| Problem to work on |
Copy nothing but the stretch that opens with the line containing "Reproduce this chart with matplotlib." and closes with the line containing "import matplotlib.pyplot as plt". Keep pictures out.
___ Records for processing
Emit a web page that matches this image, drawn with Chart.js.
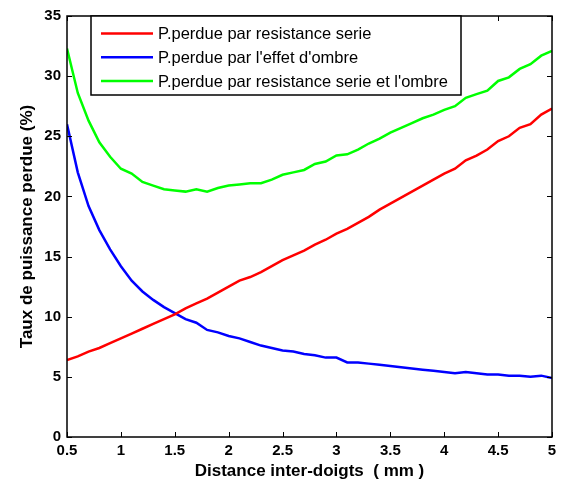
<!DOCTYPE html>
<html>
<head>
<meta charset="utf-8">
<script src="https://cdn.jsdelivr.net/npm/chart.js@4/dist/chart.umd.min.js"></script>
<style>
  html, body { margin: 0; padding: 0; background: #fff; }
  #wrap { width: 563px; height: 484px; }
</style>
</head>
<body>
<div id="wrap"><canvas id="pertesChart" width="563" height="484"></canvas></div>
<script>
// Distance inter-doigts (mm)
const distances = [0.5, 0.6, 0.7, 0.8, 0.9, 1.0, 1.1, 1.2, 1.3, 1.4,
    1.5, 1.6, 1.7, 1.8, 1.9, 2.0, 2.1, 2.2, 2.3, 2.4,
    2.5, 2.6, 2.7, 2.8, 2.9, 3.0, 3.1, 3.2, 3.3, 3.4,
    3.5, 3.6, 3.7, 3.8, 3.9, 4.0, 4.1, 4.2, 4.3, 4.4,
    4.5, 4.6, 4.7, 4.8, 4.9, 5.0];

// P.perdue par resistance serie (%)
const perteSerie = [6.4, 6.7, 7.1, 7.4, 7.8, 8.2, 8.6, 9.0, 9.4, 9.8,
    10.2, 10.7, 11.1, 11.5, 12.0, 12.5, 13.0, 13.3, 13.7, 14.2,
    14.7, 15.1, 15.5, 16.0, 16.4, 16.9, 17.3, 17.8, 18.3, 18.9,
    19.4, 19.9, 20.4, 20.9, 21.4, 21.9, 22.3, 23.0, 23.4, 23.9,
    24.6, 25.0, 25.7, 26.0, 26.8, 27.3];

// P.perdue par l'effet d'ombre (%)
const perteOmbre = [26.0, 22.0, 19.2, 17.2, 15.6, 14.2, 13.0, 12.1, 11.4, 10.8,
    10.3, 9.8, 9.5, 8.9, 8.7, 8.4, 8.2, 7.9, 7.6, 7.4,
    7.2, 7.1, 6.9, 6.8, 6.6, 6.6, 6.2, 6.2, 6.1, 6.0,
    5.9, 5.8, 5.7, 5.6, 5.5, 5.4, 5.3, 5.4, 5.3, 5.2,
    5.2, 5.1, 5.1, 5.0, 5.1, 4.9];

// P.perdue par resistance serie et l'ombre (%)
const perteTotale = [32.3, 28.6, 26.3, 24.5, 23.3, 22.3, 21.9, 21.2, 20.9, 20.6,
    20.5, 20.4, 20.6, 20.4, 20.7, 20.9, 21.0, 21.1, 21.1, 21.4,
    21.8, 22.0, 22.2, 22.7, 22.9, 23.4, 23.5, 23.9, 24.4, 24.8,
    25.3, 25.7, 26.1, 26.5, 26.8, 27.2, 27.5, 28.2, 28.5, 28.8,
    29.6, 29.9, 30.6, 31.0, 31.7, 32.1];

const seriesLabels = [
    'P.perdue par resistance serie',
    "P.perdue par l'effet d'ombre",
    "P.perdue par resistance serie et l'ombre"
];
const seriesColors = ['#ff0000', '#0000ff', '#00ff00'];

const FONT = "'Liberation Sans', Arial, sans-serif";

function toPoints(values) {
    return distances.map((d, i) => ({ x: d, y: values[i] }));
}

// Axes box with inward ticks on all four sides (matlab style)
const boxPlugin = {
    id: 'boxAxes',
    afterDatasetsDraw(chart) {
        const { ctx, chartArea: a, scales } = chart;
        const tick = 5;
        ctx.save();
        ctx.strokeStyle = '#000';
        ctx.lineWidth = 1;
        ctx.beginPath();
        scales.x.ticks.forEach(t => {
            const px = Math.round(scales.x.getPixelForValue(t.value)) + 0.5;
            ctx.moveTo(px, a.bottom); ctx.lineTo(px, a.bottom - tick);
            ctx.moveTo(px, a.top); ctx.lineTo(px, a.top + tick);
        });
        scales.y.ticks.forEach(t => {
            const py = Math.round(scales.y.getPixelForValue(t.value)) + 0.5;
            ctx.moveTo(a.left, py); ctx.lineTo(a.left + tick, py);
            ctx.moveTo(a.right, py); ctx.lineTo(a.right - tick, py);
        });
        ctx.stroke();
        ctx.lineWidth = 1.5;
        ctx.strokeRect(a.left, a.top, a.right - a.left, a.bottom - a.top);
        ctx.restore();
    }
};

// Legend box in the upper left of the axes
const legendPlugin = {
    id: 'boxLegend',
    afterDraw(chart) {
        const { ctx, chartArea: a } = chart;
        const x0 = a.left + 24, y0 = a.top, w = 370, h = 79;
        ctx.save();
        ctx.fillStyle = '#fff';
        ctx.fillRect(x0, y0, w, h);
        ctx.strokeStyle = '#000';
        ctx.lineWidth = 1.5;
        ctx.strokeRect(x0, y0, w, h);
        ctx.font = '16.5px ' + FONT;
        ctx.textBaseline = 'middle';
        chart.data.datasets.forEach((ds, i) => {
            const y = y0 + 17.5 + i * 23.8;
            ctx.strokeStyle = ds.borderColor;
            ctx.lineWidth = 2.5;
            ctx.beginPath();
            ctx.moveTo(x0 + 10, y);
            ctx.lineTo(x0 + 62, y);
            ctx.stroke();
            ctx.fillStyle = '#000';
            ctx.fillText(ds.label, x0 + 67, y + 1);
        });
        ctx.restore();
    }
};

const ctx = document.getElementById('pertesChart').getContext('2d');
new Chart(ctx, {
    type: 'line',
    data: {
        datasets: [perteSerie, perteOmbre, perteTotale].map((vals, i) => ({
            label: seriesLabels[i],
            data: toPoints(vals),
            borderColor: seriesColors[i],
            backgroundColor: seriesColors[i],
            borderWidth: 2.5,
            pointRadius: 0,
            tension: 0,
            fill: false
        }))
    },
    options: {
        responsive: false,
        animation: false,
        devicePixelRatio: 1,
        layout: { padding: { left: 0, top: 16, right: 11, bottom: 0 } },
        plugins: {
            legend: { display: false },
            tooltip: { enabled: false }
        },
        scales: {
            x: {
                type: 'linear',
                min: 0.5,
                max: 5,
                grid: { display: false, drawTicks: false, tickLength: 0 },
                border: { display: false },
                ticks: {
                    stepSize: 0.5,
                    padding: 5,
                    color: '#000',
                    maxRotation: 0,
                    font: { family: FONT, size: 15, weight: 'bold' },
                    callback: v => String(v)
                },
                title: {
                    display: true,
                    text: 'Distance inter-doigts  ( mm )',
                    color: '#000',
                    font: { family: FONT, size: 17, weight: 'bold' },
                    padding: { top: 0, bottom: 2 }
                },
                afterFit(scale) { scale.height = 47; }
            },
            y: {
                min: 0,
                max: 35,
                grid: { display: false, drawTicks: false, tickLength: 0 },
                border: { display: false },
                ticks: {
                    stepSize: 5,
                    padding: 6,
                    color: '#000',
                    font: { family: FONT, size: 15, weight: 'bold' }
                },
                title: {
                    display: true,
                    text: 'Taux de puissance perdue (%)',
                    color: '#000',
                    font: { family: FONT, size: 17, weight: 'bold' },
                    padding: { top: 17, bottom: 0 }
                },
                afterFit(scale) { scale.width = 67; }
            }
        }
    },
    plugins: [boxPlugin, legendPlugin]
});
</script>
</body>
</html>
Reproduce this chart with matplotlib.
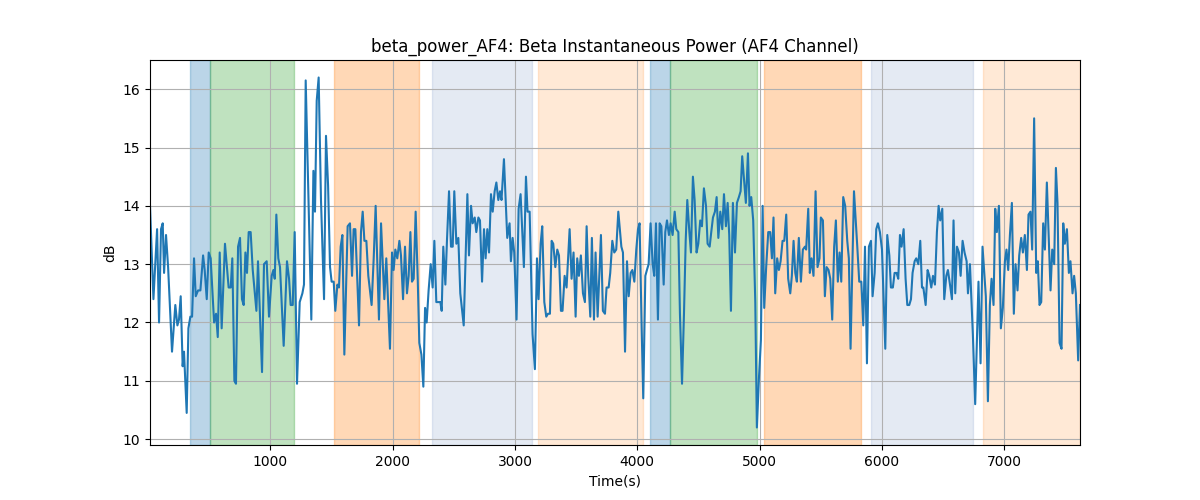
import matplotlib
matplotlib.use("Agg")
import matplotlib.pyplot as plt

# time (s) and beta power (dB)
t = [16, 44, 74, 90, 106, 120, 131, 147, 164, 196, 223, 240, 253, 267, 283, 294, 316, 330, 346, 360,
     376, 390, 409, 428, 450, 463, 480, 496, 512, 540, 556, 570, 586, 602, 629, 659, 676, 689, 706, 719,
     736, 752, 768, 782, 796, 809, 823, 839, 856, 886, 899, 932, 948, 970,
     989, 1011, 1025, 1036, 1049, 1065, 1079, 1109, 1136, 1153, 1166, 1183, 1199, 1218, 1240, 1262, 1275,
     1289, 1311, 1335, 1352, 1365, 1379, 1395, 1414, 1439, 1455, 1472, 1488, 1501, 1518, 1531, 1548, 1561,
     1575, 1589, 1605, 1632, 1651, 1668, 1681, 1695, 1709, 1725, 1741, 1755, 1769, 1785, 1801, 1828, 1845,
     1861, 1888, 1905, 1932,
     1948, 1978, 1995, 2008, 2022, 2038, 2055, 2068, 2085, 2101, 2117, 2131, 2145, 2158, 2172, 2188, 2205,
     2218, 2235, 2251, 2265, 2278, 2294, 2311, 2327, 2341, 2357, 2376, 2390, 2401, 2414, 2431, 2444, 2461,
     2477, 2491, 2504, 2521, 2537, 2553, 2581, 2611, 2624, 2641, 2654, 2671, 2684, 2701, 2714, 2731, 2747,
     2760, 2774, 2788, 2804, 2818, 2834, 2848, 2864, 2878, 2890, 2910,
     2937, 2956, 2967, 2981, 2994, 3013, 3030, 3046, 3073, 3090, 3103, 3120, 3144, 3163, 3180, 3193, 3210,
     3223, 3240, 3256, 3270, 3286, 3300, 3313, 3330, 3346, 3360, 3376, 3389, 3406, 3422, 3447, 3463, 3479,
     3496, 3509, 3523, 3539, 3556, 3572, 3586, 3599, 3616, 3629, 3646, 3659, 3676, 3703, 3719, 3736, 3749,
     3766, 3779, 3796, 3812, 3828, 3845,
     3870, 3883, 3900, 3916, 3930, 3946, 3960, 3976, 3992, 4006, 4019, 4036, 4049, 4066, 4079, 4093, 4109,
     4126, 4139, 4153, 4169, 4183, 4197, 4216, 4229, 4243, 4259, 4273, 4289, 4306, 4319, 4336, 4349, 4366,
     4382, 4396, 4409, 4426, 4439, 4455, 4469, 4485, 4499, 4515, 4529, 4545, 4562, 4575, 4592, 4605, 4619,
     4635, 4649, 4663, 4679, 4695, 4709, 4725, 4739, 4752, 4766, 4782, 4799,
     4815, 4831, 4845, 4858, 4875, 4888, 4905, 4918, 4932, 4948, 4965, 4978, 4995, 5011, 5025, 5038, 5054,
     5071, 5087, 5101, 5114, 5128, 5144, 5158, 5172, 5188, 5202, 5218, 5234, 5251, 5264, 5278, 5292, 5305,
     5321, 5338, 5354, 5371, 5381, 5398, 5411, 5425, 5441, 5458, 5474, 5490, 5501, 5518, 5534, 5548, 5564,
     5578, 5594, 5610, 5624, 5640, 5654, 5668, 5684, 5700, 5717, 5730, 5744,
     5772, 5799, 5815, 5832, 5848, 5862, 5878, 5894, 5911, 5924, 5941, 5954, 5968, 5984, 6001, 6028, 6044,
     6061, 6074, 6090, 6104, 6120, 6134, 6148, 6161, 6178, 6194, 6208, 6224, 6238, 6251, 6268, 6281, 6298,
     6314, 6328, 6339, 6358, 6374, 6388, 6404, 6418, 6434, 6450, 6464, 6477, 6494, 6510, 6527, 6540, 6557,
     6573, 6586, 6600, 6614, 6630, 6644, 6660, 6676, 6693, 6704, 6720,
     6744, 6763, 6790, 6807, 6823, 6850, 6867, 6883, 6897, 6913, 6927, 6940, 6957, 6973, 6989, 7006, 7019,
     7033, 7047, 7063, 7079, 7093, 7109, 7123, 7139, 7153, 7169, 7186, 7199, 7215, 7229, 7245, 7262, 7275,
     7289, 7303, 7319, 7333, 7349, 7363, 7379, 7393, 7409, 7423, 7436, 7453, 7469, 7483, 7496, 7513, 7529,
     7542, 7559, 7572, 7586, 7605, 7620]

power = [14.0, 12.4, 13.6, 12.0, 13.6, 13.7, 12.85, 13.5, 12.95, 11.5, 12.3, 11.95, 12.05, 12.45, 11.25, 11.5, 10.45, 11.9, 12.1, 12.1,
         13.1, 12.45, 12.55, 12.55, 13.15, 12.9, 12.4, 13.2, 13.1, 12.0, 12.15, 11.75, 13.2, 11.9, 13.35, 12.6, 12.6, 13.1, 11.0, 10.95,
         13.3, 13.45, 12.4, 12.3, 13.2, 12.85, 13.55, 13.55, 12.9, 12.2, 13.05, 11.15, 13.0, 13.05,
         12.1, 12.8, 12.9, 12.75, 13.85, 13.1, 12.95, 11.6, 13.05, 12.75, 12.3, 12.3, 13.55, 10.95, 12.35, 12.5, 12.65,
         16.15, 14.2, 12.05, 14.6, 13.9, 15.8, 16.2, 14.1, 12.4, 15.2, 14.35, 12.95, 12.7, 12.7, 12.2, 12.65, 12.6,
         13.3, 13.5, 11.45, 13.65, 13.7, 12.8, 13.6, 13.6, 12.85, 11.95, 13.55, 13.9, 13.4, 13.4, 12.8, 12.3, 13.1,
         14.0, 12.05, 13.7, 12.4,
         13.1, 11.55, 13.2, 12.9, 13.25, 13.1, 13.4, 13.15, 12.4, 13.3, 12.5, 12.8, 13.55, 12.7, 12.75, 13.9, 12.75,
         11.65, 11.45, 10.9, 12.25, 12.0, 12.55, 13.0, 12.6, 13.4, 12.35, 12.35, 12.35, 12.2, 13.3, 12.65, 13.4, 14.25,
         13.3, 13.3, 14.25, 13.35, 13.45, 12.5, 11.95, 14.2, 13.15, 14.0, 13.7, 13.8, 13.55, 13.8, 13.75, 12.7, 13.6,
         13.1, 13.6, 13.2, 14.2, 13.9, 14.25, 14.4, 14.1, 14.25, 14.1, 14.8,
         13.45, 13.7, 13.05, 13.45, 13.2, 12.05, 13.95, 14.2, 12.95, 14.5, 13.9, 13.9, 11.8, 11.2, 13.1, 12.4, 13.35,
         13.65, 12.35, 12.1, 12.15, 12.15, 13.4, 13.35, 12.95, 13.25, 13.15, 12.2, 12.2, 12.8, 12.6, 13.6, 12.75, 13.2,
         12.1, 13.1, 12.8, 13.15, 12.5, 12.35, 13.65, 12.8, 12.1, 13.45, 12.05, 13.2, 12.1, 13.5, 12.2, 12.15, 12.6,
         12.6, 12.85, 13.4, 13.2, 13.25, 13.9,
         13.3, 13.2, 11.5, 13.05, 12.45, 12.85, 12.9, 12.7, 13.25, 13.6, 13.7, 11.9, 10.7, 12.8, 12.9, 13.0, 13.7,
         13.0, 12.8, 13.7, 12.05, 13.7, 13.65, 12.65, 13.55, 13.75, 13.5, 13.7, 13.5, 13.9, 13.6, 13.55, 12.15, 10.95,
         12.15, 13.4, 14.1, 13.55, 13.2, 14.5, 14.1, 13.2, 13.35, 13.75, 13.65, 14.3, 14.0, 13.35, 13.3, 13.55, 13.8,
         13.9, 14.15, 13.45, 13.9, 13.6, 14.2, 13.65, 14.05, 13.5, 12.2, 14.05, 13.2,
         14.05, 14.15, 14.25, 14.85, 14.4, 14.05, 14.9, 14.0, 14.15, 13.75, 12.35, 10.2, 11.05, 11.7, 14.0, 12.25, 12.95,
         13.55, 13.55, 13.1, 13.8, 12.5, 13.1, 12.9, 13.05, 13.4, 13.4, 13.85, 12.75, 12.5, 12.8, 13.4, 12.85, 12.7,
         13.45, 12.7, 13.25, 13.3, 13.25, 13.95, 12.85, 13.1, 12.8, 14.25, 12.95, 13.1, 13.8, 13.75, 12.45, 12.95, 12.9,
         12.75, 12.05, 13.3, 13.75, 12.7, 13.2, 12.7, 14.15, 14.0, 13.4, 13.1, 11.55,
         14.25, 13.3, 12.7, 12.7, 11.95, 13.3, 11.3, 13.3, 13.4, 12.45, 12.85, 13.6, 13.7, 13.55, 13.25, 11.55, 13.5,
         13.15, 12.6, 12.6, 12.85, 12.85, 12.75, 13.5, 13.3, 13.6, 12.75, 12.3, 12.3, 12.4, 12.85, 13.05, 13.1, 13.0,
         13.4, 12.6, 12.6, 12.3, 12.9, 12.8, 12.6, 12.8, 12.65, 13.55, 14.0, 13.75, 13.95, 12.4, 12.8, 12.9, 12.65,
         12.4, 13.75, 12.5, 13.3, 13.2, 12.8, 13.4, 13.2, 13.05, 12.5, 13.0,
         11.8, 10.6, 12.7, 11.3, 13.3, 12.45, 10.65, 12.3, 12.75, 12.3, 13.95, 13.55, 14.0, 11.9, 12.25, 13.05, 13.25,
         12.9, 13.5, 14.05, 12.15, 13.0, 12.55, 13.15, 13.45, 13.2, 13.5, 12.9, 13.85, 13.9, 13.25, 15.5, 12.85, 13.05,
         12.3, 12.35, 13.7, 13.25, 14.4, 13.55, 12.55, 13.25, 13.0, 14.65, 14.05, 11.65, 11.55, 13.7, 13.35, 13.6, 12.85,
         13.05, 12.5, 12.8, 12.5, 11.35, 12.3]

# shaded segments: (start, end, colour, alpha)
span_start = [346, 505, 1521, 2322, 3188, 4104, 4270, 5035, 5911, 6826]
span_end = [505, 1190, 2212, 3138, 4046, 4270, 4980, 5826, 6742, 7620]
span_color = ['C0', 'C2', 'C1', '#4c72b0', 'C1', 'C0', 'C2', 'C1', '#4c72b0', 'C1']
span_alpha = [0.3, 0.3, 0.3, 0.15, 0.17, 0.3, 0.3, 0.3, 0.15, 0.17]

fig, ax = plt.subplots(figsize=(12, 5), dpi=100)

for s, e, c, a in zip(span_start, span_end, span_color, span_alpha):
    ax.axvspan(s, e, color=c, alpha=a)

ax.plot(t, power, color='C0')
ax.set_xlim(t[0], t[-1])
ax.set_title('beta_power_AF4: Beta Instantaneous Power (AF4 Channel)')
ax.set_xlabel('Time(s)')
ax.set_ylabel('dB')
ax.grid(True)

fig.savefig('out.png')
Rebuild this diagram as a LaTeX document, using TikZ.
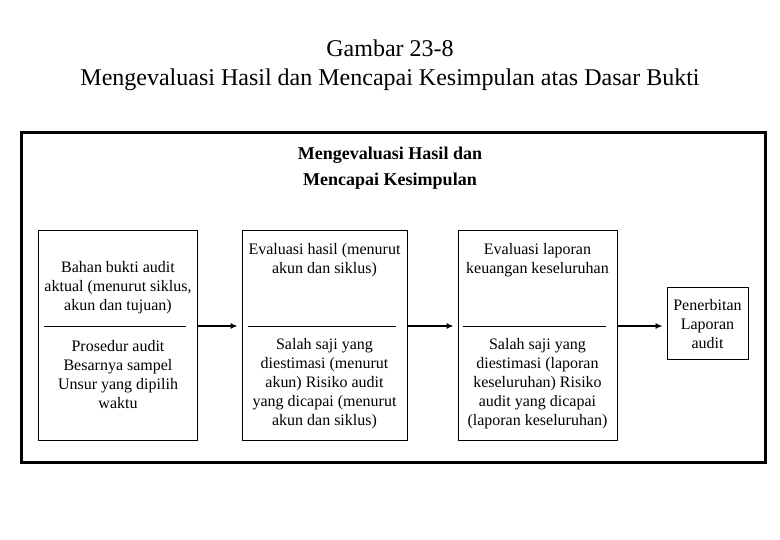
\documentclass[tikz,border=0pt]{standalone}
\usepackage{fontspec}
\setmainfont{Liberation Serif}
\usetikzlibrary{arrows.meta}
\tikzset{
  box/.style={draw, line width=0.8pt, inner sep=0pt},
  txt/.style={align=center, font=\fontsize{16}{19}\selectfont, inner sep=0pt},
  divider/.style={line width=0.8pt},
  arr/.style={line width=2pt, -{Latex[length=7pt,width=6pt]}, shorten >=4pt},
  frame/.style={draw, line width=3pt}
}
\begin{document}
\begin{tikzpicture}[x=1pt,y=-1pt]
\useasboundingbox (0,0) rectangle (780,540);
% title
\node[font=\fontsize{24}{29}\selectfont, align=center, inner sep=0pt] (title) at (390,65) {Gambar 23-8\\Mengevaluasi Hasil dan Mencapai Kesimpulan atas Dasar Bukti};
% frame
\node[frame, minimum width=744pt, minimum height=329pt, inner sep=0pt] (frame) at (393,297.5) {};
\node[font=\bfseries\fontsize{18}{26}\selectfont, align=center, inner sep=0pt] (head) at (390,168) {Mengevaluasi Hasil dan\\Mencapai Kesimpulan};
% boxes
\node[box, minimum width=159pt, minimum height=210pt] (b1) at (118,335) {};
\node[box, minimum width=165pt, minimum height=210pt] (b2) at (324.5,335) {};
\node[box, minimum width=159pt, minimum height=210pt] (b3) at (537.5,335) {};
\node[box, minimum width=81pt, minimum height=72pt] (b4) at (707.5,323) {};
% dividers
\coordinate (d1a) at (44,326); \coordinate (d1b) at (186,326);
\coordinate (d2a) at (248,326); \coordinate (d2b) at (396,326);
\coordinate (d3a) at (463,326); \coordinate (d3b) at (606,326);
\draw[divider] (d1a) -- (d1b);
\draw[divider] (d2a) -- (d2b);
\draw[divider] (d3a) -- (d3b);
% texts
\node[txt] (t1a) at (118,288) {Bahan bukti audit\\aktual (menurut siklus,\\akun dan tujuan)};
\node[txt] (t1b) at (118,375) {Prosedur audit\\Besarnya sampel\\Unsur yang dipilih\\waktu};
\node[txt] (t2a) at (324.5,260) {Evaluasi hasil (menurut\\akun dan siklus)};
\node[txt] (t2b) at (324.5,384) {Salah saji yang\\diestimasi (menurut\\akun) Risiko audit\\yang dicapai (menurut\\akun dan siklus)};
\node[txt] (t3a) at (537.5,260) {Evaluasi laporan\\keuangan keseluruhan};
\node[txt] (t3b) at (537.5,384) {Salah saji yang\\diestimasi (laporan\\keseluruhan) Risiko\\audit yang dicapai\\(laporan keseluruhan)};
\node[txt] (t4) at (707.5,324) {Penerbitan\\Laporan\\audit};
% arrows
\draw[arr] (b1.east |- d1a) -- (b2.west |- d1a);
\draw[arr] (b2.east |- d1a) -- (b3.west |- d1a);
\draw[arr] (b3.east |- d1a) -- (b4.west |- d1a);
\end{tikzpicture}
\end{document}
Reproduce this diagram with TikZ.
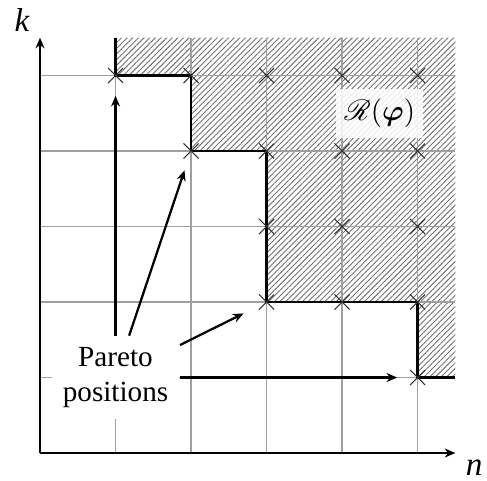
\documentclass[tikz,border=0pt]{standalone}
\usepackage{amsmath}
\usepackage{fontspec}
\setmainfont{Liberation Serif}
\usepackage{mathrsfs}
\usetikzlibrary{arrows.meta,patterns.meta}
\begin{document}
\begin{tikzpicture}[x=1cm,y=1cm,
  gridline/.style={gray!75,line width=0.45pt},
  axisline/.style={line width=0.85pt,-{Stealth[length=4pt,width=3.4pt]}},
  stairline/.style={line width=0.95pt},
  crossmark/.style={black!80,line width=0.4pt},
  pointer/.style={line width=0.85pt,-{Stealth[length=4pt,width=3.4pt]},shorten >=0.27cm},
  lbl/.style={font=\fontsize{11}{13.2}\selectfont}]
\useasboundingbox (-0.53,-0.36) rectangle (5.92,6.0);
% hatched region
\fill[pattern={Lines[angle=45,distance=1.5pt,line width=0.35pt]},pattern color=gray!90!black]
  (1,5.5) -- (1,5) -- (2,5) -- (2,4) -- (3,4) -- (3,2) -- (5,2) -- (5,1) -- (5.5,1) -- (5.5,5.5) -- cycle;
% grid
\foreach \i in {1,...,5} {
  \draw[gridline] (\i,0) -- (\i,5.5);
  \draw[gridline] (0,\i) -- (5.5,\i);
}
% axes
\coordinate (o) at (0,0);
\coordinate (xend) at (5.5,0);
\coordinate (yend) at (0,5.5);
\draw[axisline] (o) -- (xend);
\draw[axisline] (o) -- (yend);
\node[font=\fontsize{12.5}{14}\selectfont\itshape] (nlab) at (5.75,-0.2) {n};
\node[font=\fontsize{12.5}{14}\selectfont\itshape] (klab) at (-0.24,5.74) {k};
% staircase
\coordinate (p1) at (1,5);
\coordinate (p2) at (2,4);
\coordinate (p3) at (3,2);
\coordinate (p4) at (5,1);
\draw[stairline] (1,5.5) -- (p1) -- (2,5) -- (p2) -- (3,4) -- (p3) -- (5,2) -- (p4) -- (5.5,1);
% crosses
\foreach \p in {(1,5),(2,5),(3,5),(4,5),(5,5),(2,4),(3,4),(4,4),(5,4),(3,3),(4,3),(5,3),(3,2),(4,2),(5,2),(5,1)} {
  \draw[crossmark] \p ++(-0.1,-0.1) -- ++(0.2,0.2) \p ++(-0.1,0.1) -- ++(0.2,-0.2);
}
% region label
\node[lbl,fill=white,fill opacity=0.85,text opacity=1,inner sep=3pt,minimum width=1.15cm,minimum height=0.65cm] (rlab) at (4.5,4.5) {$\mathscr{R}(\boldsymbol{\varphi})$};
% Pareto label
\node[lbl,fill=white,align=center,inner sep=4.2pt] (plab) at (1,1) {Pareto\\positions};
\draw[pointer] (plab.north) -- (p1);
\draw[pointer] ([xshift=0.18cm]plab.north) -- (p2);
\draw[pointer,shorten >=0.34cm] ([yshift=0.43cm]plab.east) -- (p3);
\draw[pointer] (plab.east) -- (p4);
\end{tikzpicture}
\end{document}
______
| Exercise result |
Reproduce this chart with matplotlib.
import matplotlib
matplotlib.use("Agg")
import matplotlib.pyplot as plt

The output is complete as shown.